Credit: YouTube and TE Connectivity

. . . and here's the Advanced Crimp video from TE Connectivity on YouTube as well . . .Crimp Theory Fundamentals: ADVANCED

Regarding the Power Relay, many top espresso machines employ a high specification advanced Power Relay. Here's a link to a HB post showing the effects of multiple energizing cycles in a Power Relay: Replace Nuova Simonelli Oscar 1 boiler with Oscar 2 boiler

Just Mike (original poster)

#9: Post by Just Mike (original poster) »

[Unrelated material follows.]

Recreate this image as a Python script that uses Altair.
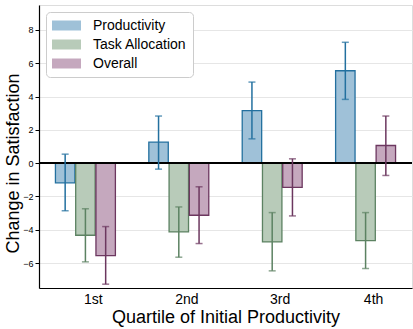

Update - I still have not yet identified a definitive source for the issues with my VBM, but it is becoming increasingly likely that this is an issue with high current that was on the borderline before now 'tipping over' and leading to concerns. High heat in the assembly doesnt help. I havent yet removed the heater element and am waiting on a new relay socket at the old one is toast - the affected pin holder is completely degraded.
Although the VBM (and no doubt other good manufacturers) do use quality equipment, my sense is they are European, and have designed all their electrical specs around 220 V, and when adapting to the US market have made do with largely the same wiring harnesses and components. But the double current for high power elements (like the heater element, associated relays, and connectors) takes multiple items too close to their failure point - there just isnt enough headroom. A machine is tested and is fine on departure from the factory, but it doesnt take too much for a crimped connector to develop an ohm or 2 more resistance and start to heat up and create a spiral that leads to melting and failure. As an example - there is just one wiring harness for both models - yet the amperage would suggest this should not be the case - unless they engineered for worst case plus a margin of safety, and my sense is for the US market that margin of safety is minimal.
I still love my VBM and think its a great machine, but the electrical side at least would warrant a rethink. If I didnt have a background in tinkering there is little chance I could fix this this time (or the previous times). Yes I can take it to a repair shop but this is a heavy beast, not easily transported on public transport, and for a qualified tech, not a cheap job either. Especially given the lack of available accurate specifications and up to date, labelled wiring diagrams, there is a bit of guesswork involved. VBM could do better.


#10: Post by fsatira »

Hi Mike,
I completely agree with you. The parts are underspecced for the 120V we use in North America. I got rid of the Relpol cube relay since it was only rated to 10A, and found it impossible to find another rated for 15A. The current draw for the element is about 13.3A, so it will eventually fail sooner than later, with the melting of the socket as well.